SET TASK: Copy out every line that contains the word "chart".

RECORDS PROVIDED:
---*---
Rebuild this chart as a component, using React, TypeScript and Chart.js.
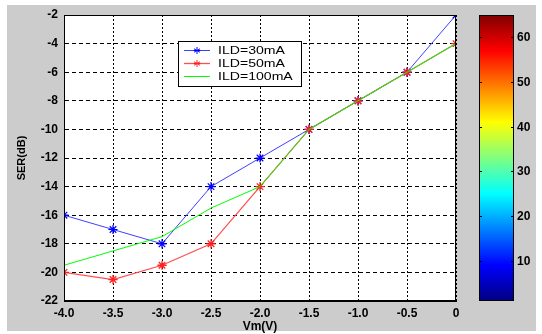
---*---
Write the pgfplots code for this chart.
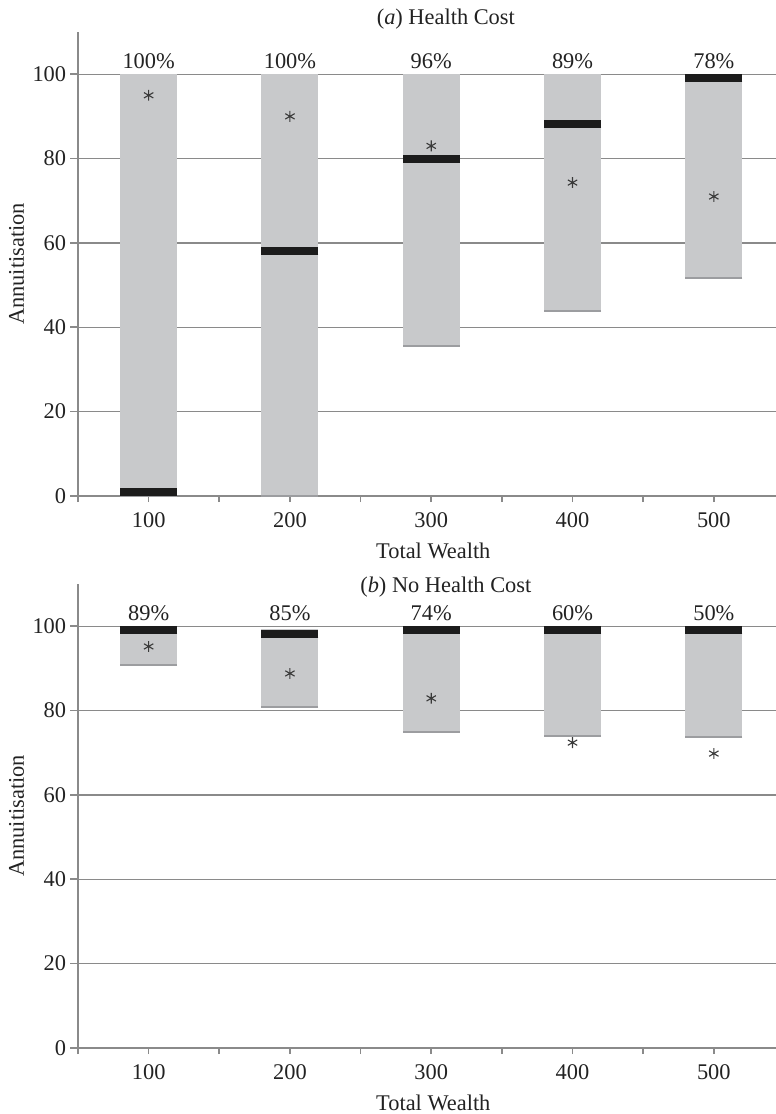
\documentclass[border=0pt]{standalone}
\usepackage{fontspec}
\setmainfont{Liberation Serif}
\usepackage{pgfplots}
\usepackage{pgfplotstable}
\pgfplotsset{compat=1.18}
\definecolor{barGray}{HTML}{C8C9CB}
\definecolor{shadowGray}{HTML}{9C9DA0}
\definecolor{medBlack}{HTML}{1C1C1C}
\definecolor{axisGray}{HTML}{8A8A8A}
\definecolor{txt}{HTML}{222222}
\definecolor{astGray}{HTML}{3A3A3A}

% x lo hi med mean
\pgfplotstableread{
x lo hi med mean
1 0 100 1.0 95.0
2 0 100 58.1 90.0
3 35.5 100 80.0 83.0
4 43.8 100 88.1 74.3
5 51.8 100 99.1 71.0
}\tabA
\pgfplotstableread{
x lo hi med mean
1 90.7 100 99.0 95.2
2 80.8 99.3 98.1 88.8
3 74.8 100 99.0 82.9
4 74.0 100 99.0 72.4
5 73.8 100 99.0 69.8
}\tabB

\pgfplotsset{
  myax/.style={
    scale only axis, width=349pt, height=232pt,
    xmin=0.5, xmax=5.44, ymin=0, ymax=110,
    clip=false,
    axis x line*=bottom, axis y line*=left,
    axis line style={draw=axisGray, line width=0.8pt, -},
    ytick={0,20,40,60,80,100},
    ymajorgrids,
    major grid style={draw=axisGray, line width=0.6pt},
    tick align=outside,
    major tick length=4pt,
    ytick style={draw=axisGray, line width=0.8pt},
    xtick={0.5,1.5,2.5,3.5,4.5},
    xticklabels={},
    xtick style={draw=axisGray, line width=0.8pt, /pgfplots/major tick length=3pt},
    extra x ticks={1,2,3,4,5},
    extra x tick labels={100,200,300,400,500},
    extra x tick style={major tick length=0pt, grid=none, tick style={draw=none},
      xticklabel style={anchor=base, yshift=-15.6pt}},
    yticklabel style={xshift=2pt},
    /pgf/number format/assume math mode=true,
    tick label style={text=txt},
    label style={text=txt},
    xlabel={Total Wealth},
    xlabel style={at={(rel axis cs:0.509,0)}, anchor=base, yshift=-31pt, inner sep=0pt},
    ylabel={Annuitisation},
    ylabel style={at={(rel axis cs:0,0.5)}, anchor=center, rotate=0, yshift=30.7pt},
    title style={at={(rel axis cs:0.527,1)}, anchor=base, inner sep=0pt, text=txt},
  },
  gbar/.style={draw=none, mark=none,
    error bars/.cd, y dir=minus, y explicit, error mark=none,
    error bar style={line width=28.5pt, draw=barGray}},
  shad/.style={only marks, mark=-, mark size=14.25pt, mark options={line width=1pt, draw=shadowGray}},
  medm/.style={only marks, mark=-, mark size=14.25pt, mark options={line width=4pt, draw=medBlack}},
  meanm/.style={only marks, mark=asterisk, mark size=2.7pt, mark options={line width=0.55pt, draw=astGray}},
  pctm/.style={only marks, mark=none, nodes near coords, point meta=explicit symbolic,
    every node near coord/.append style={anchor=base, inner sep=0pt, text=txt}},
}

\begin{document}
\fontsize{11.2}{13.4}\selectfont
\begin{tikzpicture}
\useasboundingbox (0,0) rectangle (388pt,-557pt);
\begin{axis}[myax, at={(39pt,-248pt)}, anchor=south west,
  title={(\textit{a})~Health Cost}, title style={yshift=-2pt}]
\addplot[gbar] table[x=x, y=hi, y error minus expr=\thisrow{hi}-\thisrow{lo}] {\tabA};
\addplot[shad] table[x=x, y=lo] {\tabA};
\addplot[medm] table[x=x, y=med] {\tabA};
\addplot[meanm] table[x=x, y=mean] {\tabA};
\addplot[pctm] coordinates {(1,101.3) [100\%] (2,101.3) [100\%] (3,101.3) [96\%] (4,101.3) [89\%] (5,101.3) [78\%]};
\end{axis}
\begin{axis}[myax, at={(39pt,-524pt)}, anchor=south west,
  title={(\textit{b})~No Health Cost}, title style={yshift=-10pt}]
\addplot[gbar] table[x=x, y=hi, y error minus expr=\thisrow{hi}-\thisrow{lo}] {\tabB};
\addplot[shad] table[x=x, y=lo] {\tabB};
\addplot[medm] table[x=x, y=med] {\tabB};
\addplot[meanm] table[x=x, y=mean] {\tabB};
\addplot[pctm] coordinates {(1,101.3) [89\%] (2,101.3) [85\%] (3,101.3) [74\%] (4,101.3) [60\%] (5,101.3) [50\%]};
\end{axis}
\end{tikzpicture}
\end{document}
---*---
RESPONSE TO THIS EXERCISE:
Rebuild this chart as a component, using React, TypeScript and Chart.js.
Write the pgfplots code for this chart.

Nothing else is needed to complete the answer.